# Headstock/Tailstock Alignment Issues



## karlkuehn (Jan 6, 2008)

I'm having a small issue with my headstock/tailstock being out of alignment vertically, not horizontally, and after some research (fancy name for creative googling), I found the following article that is really helpful. Since I've seen this issue come up on the forums before, I figured I'd post it here (some of you have probably seen it), and thank Jim Rodgers for taking the time to put it together. 

http://jlrodgers.com/images/lathe_alignment.pdf


----------



## R2 (Jan 6, 2008)

How about this sight gets listed in the Hints, Tips and FAQs ? I'm sure several people have had similar problems.[^]


----------



## wdcav1952 (Jan 6, 2008)

Nice article.  I was going to suggest that perhaps you had your headstock shoved up your tailstock, but perhaps this is a better solution.


----------



## Aderhammer (Jan 6, 2008)

Thanks cav, needed something to laugh at today.


----------



## IPD_Mrs (Jan 6, 2008)

> _Originally posted by wdcav1952_
> 
> Nice article.  I was going to suggest that perhaps you had your headstock shoved up your tailstock, but perhaps this is a better solution.



Cav, I know this is a specialty of your's but I wish that perhaps you would learn to remove your headstock from your tailstock![:0]


----------



## wdcav1952 (Jan 6, 2008)

> _Originally posted by MLKWoodWorking_
> 
> 
> 
> ...



Imitation is the sincerest form of flattery.


----------



## Randy_ (Jan 7, 2008)

The fact that the point of a spur center and a live center meet perfectly when they are positioned together does not mean that the lathe is properly aligned.  That idea is an absolute absolute myth and i get irritated every time I see the statement.  I'm a little busy right now with the trivia contest and a few other things so I don't have time for a full explanation; but I will make myself a note and return to this subject later.  If you ponder the question for a little while, I think you will understand the correctness of my assertion.  Additionally, that article by Mr.

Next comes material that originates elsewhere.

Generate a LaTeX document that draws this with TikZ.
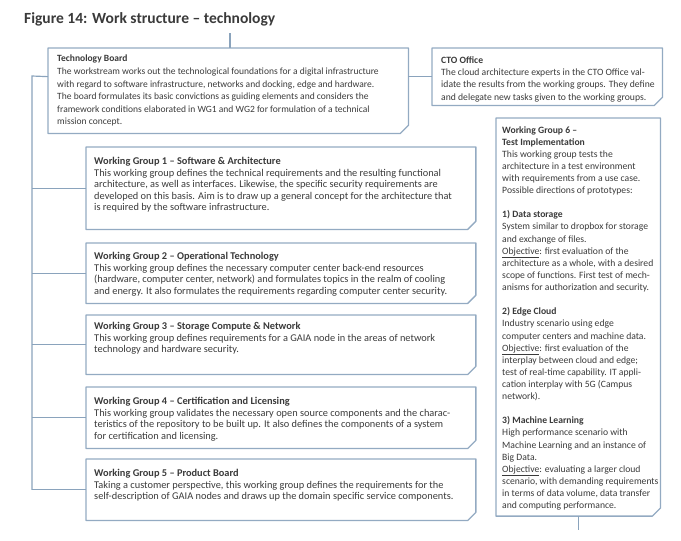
\documentclass[tikz,border=0pt]{standalone}
\usepackage{fontspec}
\setmainfont{Carlito}

\definecolor{boxblue}{HTML}{93AAC2}
\definecolor{lineblue}{HTML}{8AA3BC}
\definecolor{bodygray}{HTML}{3A3A3A}

\tikzset{
  wgbox/.style={rectangle, anchor=north west, inner sep=0pt, minimum width=331pt},
  boxline/.style={draw=boxblue, line width=1.1pt, line join=round},
  wgtext/.style={anchor=north west, align=left, inner sep=0pt, text=bodygray,
    font=\fontsize{8.8}{9.8}\selectfont},
  link/.style={draw=lineblue, line width=1pt},
}

\begin{document}
\begin{tikzpicture}[x=0.85pt,y=-0.85pt]
	\useasboundingbox (0,0) rectangle (681,540);
	\node[anchor=west, text=bodygray, font=\bfseries\fontsize{13.2}{15}\selectfont] (title) at (20,19) {Figure 14: Work structure – technology};

	% boxes
	\node[wgbox, minimum width=306pt, minimum height=72.3pt] (tb) at (48,48) {};
	\node[wgbox, minimum width=195.5pt, minimum height=48.5pt] (cto) at (432,48) {};
	\node[wgbox, minimum height=69.7pt] (wg1) at (86,147) {};
	\node[wgbox, minimum height=51pt] (wg2) at (86,243) {};
	\node[wgbox, minimum height=50.2pt] (wg3) at (86,315) {};
	\node[wgbox, minimum height=51.9pt] (wg4) at (86,387) {};
	\node[wgbox, minimum height=51.9pt] (wg5) at (86,459) {};
	\node[wgbox, minimum width=139.5pt, minimum height=338pt] (wg6) at (496,118) {};

	% outlines with the cut corner
	\foreach \b in {tb,cto,wg1,wg2,wg3,wg4,wg5,wg6}
		\draw[boxline] (\b.north west) -- (\b.north east) -- ([yshift=7pt]\b.south east)
			-- ([xshift=-7pt]\b.south east) -- (\b.south west) -- cycle;

	% texts in the boxes
	\node[wgtext, font=\fontsize{8.1}{10.7}\selectfont] (tb-text) at ([shift={(9,7)}]tb.north west) {\textbf{Technology Board}\\
		The workstream works out the technological foundations for a digital infrastructure\\
		with regard to software infrastructure, networks and docking, edge and hardware.\\
		The board formulates its basic convictions as guiding elements and considers the\\
		framework conditions elaborated in WG1 and WG2 for formulation of a technical\\
		mission concept.};
	\node[wgtext, font=\fontsize{8.2}{10.6}\selectfont] (cto-text) at ([shift={(9,8)}]cto.north west) {\textbf{CTO Office}\\
		The cloud architecture experts in the CTO Office val-\\
		idate the results from the working groups. They define\\
		and delegate new tasks given to the working groups.};
	\node[wgtext] (wg1-text) at ([shift={(8,10)}]wg1.north west) {\textbf{Working Group 1 – Software \& Architecture}\\
		This working group defines the technical requirements and the resulting functional\\
		architecture, as well as interfaces. Likewise, the specific security requirements are\\
		developed on this basis. Aim is to draw up a general concept for the architecture that\\
		is required by the software infrastructure.};
	\node[wgtext] (wg2-text) at ([shift={(8,9)}]wg2.north west) {\textbf{Working Group 2 – Operational Technology}\\
		This working group defines the necessary computer center back-end resources\\
		(hardware, computer center, network) and formulates topics in the realm of cooling\\
		and energy. It also formulates the requirements regarding computer center security.};
	\node[wgtext] (wg3-text) at ([shift={(8,7)}]wg3.north west) {\textbf{Working Group 3 – Storage Compute \& Network}\\
		This working group defines requirements for a GAIA node in the areas of network\\
		technology and hardware security.};
	\node[wgtext] (wg4-text) at ([shift={(8,10)}]wg4.north west) {\textbf{Working Group 4 – Certification and Licensing}\\
		This working group validates the necessary open source components and the charac-\\
		teristics of the repository to be built up. It also defines the components of a system\\
		for certification and licensing.};
	\node[wgtext] (wg5-text) at ([shift={(8,10)}]wg5.north west) {\textbf{Working Group 5 – Product Board}\\
		Taking a customer perspective, this working group defines the requirements for the\\
		self-description of GAIA nodes and draws up the domain specific service components.};
	\node[wgtext, font=\fontsize{8.2}{10.3}\selectfont] (wg6-text) at ([shift={(6,8)}]wg6.north west) {\textbf{Working Group 6 –}\\
		\textbf{Test Implementation}\\
		This working group tests the\\
		architecture in a test environment\\
		with requirements from a use case.\\
		Possible directions of prototypes:\\[10.3pt]
		\textbf{1) Data storage}\\
		System similar to dropbox for storage\\
		and exchange of files.\\
		\underline{Objective}: first evaluation of the\\
		architecture as a whole, with a desired\\
		scope of functions. First test of mech-\\
		anisms for authorization and security.\\[10.3pt]
		\textbf{2) Edge Cloud}\\
		Industry scenario using edge\\
		computer centers and machine data.\\
		\underline{Objective}: first evaluation of the\\
		interplay between cloud and edge;\\
		test of real-time capability. IT appli-\\
		cation interplay with 5G (Campus\\
		network).\\[10.3pt]
		\textbf{3) Machine Learning}\\
		High performance scenario with\\
		Machine Learning and an instance of\\
		Big Data.\\
		\underline{Objective}: evaluating a larger cloud\\
		scenario, with demanding requirements\\
		in terms of data volume, data transfer\\
		and computing performance.};

	% connectors
	\coordinate (stub) at (230,33);
	\coordinate (trunk) at (32,76);
	\draw[link] (stub) -- (stub |- tb.north);
	\draw[link] (cto.west -| tb.east) -- (cto.west);
	\draw[link] ([yshift=12pt]tb.west) -- (trunk) -- (trunk |- wg5.west);
	\foreach \g in {1,...,5}
		\draw[link] (trunk |- wg\g.west) -- (wg\g.west);
	\draw[link] (wg6.south) -- ++(0,14);
\end{tikzpicture}
\end{document}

Rogers has some flawed thinking.  More later.


----------



## karlkuehn (Jan 7, 2008)

Randy's correct, it's also important that the line though the points is parallel to the lathe bed on both axes. Axises? Axii? Whatever the plural is...

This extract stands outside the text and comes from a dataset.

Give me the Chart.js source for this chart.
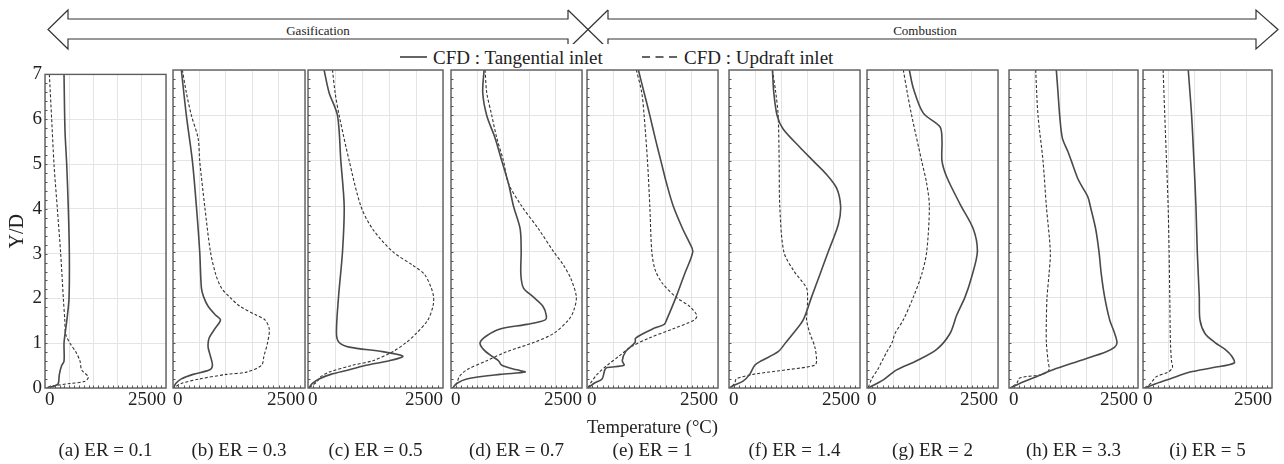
<!DOCTYPE html>
<html lang="en">
  <head>
    <meta charset="UTF-8" />
    <title>Axial temperature profiles for different ER</title>
    <script src="https://cdn.jsdelivr.net/npm/chart.js@4.4.0/dist/chart.umd.min.js"></script>
    <style>
      body { margin: 0; background: #fff; }
      #wrap { position: relative; width: 1284px; height: 464px; overflow: hidden; }
      #wrap canvas { position: absolute; top: 60px; }
      #head { position: absolute; left: 0; top: 0; }
    </style>
  </head>
  <body>
    <div id="wrap">
      <svg id="head" width="1284" height="69" font-family="'Liberation Serif', 'Times New Roman', serif">
        <g fill="none" stroke="#333" stroke-width="1.2">
          <polyline points="568,10 568,19 68,19 68,10 48,29.5 68,49 68,39 568,39 568,49" />
          <line x1="568" y1="10" x2="608" y2="49" />
          <line x1="568" y1="49" x2="608" y2="10" />
          <polyline points="608,10 608,19 1256,19 1256,10 1278,29.5 1256,49 1256,39 608,39 608,49" />
        </g>
        <text x="318" y="30" font-size="13" text-anchor="middle" dominant-baseline="central" fill="#222">Gasification</text>
        <text x="925" y="30" font-size="13" text-anchor="middle" dominant-baseline="central" fill="#222">Combustion</text>
        <rect x="395" y="44" width="222" height="25" fill="#fff" />
        <rect x="636" y="44" width="205" height="25" fill="#fff" />
        <line x1="400" y1="57" x2="427" y2="57" stroke="#333" stroke-width="1.5" />
        <text id="legTan" x="433" y="57" font-size="19" dominant-baseline="central" fill="#222"></text>
        <line x1="642" y1="57" x2="681" y2="57" stroke="#333" stroke-width="1.5" stroke-dasharray="8,5.5" />
        <text id="legUpd" x="684" y="57" font-size="19" dominant-baseline="central" fill="#222"></text>
      </svg>
    </div>

    <script>
      // series names and panel captions
      const seriesNames = ['CFD : Tangential inlet', 'CFD : Updraft inlet'];
      const panelLabels = ['(a) ER = 0.1', '(b) ER = 0.3', '(c) ER = 0.5', '(d) ER = 0.7', '(e) ER = 1',
                           '(f) ER = 1.4', '(g) ER = 2', '(h) ER = 3.3', '(i) ER = 5'];
      const xTitle = 'Temperature (\u00B0C)';
      const yTitle = 'Y/D';
      const xTicksShown = [0, 2500];

      // each point: [temperature in degC, Y/D], read top to bottom
      const tanA = [[393,7],[413,5.75],[448,5],[482,4],[503,3],[496,2],[450,1.5],[413,1.2],[393,1],[393,0.6],[344,0.5],[296,0.3],[275,0.1],[207,0.05],[34,0]];
      const updA = [[90,7],[138,6],[186,5],[255,4],[324,3],[379,2],[410,1.5],[427,1.2],[517,1],[640,0.8],[723,0.6],[758,0.4],[895,0.25],[826,0.15],[517,0.1],[172,0.05],[20,0]];

      const tanB = [[158,7],[253,6],[367,5],[443,4],[506,3],[538,2.2],[582,2],[665,1.8],[810,1.6],[899,1.5],[791,1.3],[684,1.1],[665,0.9],[709,0.7],[747,0.5],[696,0.4],[380,0.3],[158,0.2],[51,0.1],[13,0]];
      const updB = [[177,7],[253,6.5],[348,6],[475,5.5],[506,5],[601,4],[709,3],[810,2.5],[918,2.2],[1076,2],[1266,1.8],[1582,1.6],[1741,1.5],[1823,1.3],[1791,1],[1722,0.7],[1677,0.5],[1392,0.35],[1013,0.3],[506,0.2],[158,0.1],[13,0]];

      const tanC = [[298,7],[391,6.5],[546,6],[608,5],[670,4],[639,3],[565,2],[527,1.2],[577,1],[763,0.9],[1383,0.8],[1756,0.7],[1507,0.6],[1073,0.5],[763,0.4],[422,0.3],[205,0.2],[81,0.1],[19,0]];
      const updC = [[453,7],[502,6.5],[577,6],[763,5],[980,4],[1197,3.5],[1569,3],[1942,2.7],[2159,2.5],[2283,2.2],[2326,2],[2314,1.8],[2221,1.5],[2004,1.2],[1818,1],[1569,0.8],[1197,0.6],[825,0.5],[391,0.35],[236,0.25],[174,0.15],[19,0]];

      const tanD = [[631,7],[606,6.5],[682,6],[842,5.5],[969,5],[1097,4.5],[1193,4],[1320,3.5],[1339,3],[1333,2.5],[1384,2.2],[1575,2],[1754,1.8],[1818,1.6],[1799,1.5],[1448,1.4],[937,1.3],[682,1.15],[555,1],[619,0.85],[778,0.7],[906,0.6],[969,0.5],[1256,0.4],[1416,0.35],[937,0.3],[300,0.2],[108,0.1],[32,0]];
      const updD = [[651,7],[682,6.5],[778,6],[874,5.5],[1001,5],[1097,4.5],[1352,4],[1671,3.5],[1958,3],[2149,2.7],[2290,2.4],[2392,2],[2340,1.7],[2245,1.5],[1958,1.2],[1575,1],[1065,0.8],[682,0.6],[300,0.4],[159,0.25],[108,0.1],[32,0]];

      const tanE = [[981,7],[1090,6.5],[1199,6],[1301,5.5],[1410,5],[1519,4.5],[1647,4],[1827,3.5],[1955,3.2],[2019,3],[1859,2.5],[1699,2],[1519,1.5],[1474,1.4],[1250,1.3],[929,1.1],[917,1],[737,0.8],[673,0.6],[705,0.5],[385,0.45],[340,0.4],[288,0.2],[128,0.1],[19,0]];
      const updE = [[942,7],[1045,6.5],[1090,6],[1154,5],[1199,4],[1237,3],[1301,2.6],[1442,2.3],[1699,2],[1955,1.8],[2096,1.6],[2051,1.5],[1635,1.3],[1186,1.1],[833,0.9],[609,0.7],[385,0.5],[192,0.3],[64,0.1],[19,0]];

      const tanF = [[829,7],[855,6.5],[918,6],[1033,5.7],[1352,5.3],[1607,5],[1862,4.7],[2054,4.4],[2130,4],[2086,3.6],[1894,3],[1735,2.5],[1575,2],[1416,1.5],[1224,1.2],[1084,1],[938,0.8],[619,0.6],[491,0.5],[395,0.3],[268,0.15],[77,0.05],[13,0]];
      const updF = [[829,7],[893,6.5],[938,6],[957,5],[969,4],[1046,3],[1224,2.6],[1480,2.2],[1499,2],[1492,1.7],[1480,1.5],[1544,1.2],[1639,0.9],[1671,0.6],[1639,0.5],[1097,0.4],[459,0.3],[140,0.2],[108,0.1],[13,0]];

      const tanG = [[808,7],[884,6.6],[1075,6.05],[1393,5.75],[1431,5.45],[1431,5],[1520,4.65],[1775,4.05],[2029,3.5],[2106,3],[1998,2.45],[1870,2],[1711,1.6],[1584,1.2],[1330,0.85],[948,0.6],[566,0.4],[312,0.18],[20,0]];
      const updG = [[693,7],[769,6.5],[852,6],[1043,5],[1139,4.5],[1190,4],[1139,3],[1043,2.5],[884,2],[693,1.5],[534,1.2],[480,1],[380,0.8],[290,0.6],[200,0.4],[90,0.2],[20,0]];

      const tanH = [[917,7],[950,6.5],[982,6],[1034,5.5],[1143,5.2],[1208,5],[1337,4.6],[1434,4.4],[1531,4.2],[1576,4],[1680,3.5],[1744,3],[1789,2.5],[1854,2],[1951,1.5],[2048,1.2],[2093,1],[2048,0.9],[1886,0.8],[1370,0.6],[853,0.4],[530,0.25],[207,0.1],[26,0]];
      const updH = [[517,7],[562,6],[659,5],[724,4],[801,3],[775,2.5],[737,2],[724,1.5],[724,1],[756,0.6],[775,0.4],[659,0.3],[207,0.22],[150,0.1],[26,0]];

      const tanI = [[877,7],[942,6],[987,5],[1026,4],[1052,3],[1091,2],[1104,1.5],[1201,1.2],[1396,1],[1591,0.85],[1721,0.7],[1766,0.55],[1364,0.45],[909,0.35],[519,0.2],[260,0.1],[32,0]];
      const updI = [[390,7],[422,6],[455,5],[487,4],[506,3],[519,2],[532,1],[552,0.6],[571,0.45],[487,0.35],[260,0.25],[182,0.15],[150,0.1],[32,0]];

      const tangential = [tanA, tanB, tanC, tanD, tanE, tanF, tanG, tanH, tanI];
      const updraft = [updA, updB, updC, updD, updE, updF, updG, updH, updI];

      // plot-area left/right edges in page pixels
      const panelBox = [[45,166],[173,305],[308,443],[451,582],[587,718],[729,860],[867,998],[1009,1138],[1143,1272]];

      const serif = "'Liberation Serif', 'Times New Roman', serif";
      document.getElementById('legTan').textContent = seriesNames[0];
      document.getElementById('legUpd').textContent = seriesNames[1];

      const toXY = pts => pts.map(p => ({ x: p[0], y: p[1] }));

      // box round the plot and the small inner minor ticks
      const framePlugin = {
        id: 'frame',
        afterDraw(chart) {
          const { ctx, chartArea: a, scales: { x, y } } = chart;
          ctx.save();
          ctx.strokeStyle = '#5e5e5e';
          ctx.lineWidth = 1.4;
          ctx.strokeRect(a.left, a.top, a.right - a.left, a.bottom - a.top);
          ctx.strokeStyle = '#555';
          ctx.lineWidth = 1;
          ctx.beginPath();
          for (let t = 100; t < 2500; t += 100) {
            const px = Math.round(x.getPixelForValue(t)) + 0.5;
            ctx.moveTo(px, a.bottom);
            ctx.lineTo(px, a.bottom - 2.5);
          }
          for (let k = 1; k < 35; k++) {
            const py = Math.round(y.getPixelForValue(k * 0.2)) + 0.5;
            ctx.moveTo(a.left, py);
            ctx.lineTo(a.left + 2.5, py);
          }
          ctx.stroke();
          ctx.restore();
        }
      };

      const wrap = document.getElementById('wrap');

      panelBox.forEach((box, i) => {
        const first = i === 0;
        const padL = first ? 45 : 8;
        const padR = 8;
        const cv = document.createElement('canvas');
        cv.width = box[1] - box[0] + padL + padR;
        cv.height = 404;
        cv.style.left = (box[0] - padL) + 'px';
        wrap.appendChild(cv);

        new Chart(cv, {
          type: 'scatter',
          data: {
            datasets: [
              {
                label: seriesNames[0],
                data: toXY(tangential[i]),
                showLine: true,
                borderColor: '#4a4a4a',
                borderWidth: 1.6,
                pointRadius: 0,
                tension: 0.3
              },
              {
                label: seriesNames[1],
                data: toXY(updraft[i]),
                showLine: true,
                borderColor: '#333',
                borderWidth: 1.1,
                borderDash: [3, 2],
                pointRadius: 0,
                tension: 0.3
              }
            ]
          },
          options: {
            responsive: false,
            animation: false,
            devicePixelRatio: 1,
            layout: { padding: { left: first ? 0 : 8, right: padR, top: 10, bottom: 0 } },
            plugins: { legend: { display: false }, tooltip: { enabled: false } },
            scales: {
              x: {
                type: 'linear',
                min: 0,
                max: 2500,
                afterFit: s => { s.height = 76; },
                grid: { color: '#e4e4e4', drawTicks: false },
                border: { display: false },
                ticks: {
                  stepSize: 500,
                  autoSkip: false,
                  maxRotation: 0,
                  minRotation: 0,
                  align: 'inner',
                  padding: 1,
                  color: '#222',
                  font: { family: serif, size: 19 },
                  callback: v => (xTicksShown.includes(v) ? String(v) : '')
                },
                title: {
                  display: true,
                  text: i === 4 ? [xTitle, panelLabels[i]] : panelLabels[i],
                  color: '#222',
                  font: { family: serif, size: 19 },
                  padding: { top: 0, bottom: 2 }
                }
              },
              y: {
                min: 0,
                max: 7,
                afterFit: s => { s.width = first ? 45 : 0; },
                grid: { color: '#e4e4e4', drawTicks: false },
                border: { display: false },
                ticks: {
                  display: first,
                  stepSize: 1,
                  padding: 3,
                  color: '#222',
                  font: { family: serif, size: 19 }
                },
                title: {
                  display: first,
                  text: yTitle,
                  color: '#222',
                  font: { family: serif, size: 20 },
                  padding: { top: 6, bottom: 0 }
                }
              }
            }
          },
          plugins: [framePlugin]
        });
      });
    </script>
  </body>
</html>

essentially, using a double ended morse taper would probably be a good check to make sure the tapers are inline with each other rather than just making the tips point at each other.

Cav, I've never been so insulted! I rarely have my headstock in such a position, but I am guilty of occasionally having my thumb stuck in the tailstock. You cad! Evil man. No wonder I hate going to the dentist.  []


----------



## Paul in OKC (Jan 7, 2008)

> _Originally posted by Randy__
> 
> The fact that the point of a spur center and a live center meet perfectly when they are positioned together does not mean that the lathe is properly aligned.  That idea is an absolute absolute myth and i get irritated every time I see the statement.  I'm a little busy right now with the trivia contest and a few other things so I don't have time for a full explanation; but I will make myself a note and return to this subject later.  If you ponder the question for a little while, I think you will understand the correctness of my assertion.  Additionally, that article by Mr. Rogers has some flawed thinking.  More later.

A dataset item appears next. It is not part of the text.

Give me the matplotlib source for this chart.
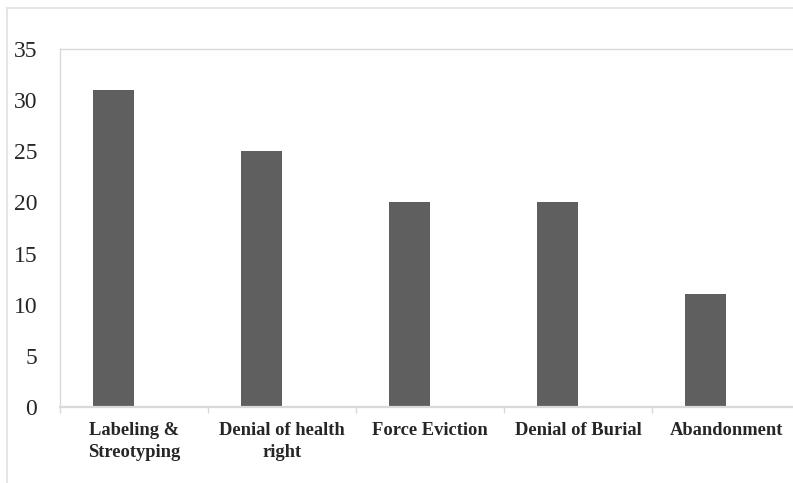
import matplotlib
matplotlib.use("Agg")
import matplotlib.pyplot as plt
from matplotlib.lines import Line2D

categories = ["Labeling &\nStreotyping", "Denial of health\nright", "Force Eviction",
              "Denial of Burial", "Abandonment"]
values = [31, 25, 20, 20, 11]
y_ticks = [0, 5, 10, 15, 20, 25, 30, 35]

W, H = 793, 483
fig = plt.figure(figsize=(W / 100, H / 100), dpi=100)

# chart-area border (top and left edges)
frame_col = "#e0e0e0"
fig.add_artist(Line2D([7 / W, 7 / W], [0, 1 - 8 / H], transform=fig.transFigure,
                      color=frame_col, lw=1.2))
fig.add_artist(Line2D([7 / W, 1], [1 - 8 / H, 1 - 8 / H], transform=fig.transFigure,
                      color=frame_col, lw=1.2))

left, right, bottom, top = 60, 800, 407, 49
ax = fig.add_axes([left / W, 1 - bottom / H, (right - left) / W, (bottom - top) / H])

x = list(range(len(categories)))
ax.bar(x, values, width=-0.28, align="edge", color="#5f5f5f", zorder=2)

ax.set_xlim(-0.5, len(categories) - 0.5)
ax.set_ylim(0, 35)

spine_col = "#d9d9d9"
for name, sp in ax.spines.items():
    sp.set_color(spine_col)
    sp.set_linewidth(1.0)
ax.spines["right"].set_visible(False)
ax.spines["bottom"].set_linewidth(1.6)

ax.set_yticks(y_ticks)
ax.set_yticklabels([str(v) for v in y_ticks], fontfamily="Liberation Serif",
                   fontsize=17, color="#262626")
ax.tick_params(axis="y", length=0, pad=16.5)

ax.set_xticks([i - 0.5 for i in range(len(categories) + 1)])
ax.set_xticklabels([""] * (len(categories) + 1))
ax.tick_params(axis="x", which="major", length=4, width=1, color=spine_col)
ax.set_xticks(x, minor=True)
ax.set_xticklabels(categories, minor=True, fontfamily="Liberation Serif",
                   fontweight="bold", fontsize=13.3, color="#262626", linespacing=1.4)
ax.tick_params(axis="x", which="minor", length=0, pad=10.5)

fig.savefig("out.png", dpi=100, facecolor="white")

I basically agree with you Randy. The thing I hate to see is the oval pen thing. It is impossible to turn an oval without an eccentric set up. The proper term is out of concentric, meaning the barrel and the tube are not rotating true on the same axis. A mis-alignment in the head and tail stock wont cause this. It can cause some wear on your center point, but with a full length mandrel this is minimal. If you could 'mis-align' your tail stock and head stock on purpose, say 1", you would still be able to turn good pens, because the size is determined by hand held tools, if the mandrel is not wobbling anyway, at which point you would have non-concentric barrel-to-tube. I bet if you would measure your 'out of round' barrels, they will measure round.


----------



## karlkuehn (Jan 7, 2008)

Hmmmm....

Won't a bent mandrel, or 'whip' in the center of the mandrel create an oval pen? If the headstock and tailstock aren't aligned, doesn't the tailstock (placed in the center of the mandrel) cause it to bend on every revolution?

Wish I'd have paid more attention in Physics...[V]


----------



## wdcav1952 (Jan 7, 2008)

> _Originally posted by karlkuehn_
> 
> Hmmmm....
> 
> ...



I did pay attention in physics, and I still don't understand what the heck you guys are talking about!!!!!!!!


----------



## karlkuehn (Jan 7, 2008)

> _Originally posted by wdcav1952_
> 
> 
> 
> ...



If it's any help, next time you're drilling on a tooth, take your little dremel bit and bend it with a pair of pliers. [}]

Nothing explains a concept like a bloody visual aid.

I'm going to go throw up now, just from thinking about that. Yahghgh![xx(]


----------



## wdcav1952 (Jan 7, 2008)

Great idea, Karl!!  I'll post the results tomorrow![}][}]


----------



## Paul in OKC (Jan 8, 2008)

> If it's any help, next time you're drilling on a tooth, take your little dremel bit and bend it with a pair of pliers. [}]
> 
> Nothing explains a concept like a bloody visual aid.
> 
> I'm going to go throw up now, just from thinking about that. Yahghgh![xx(]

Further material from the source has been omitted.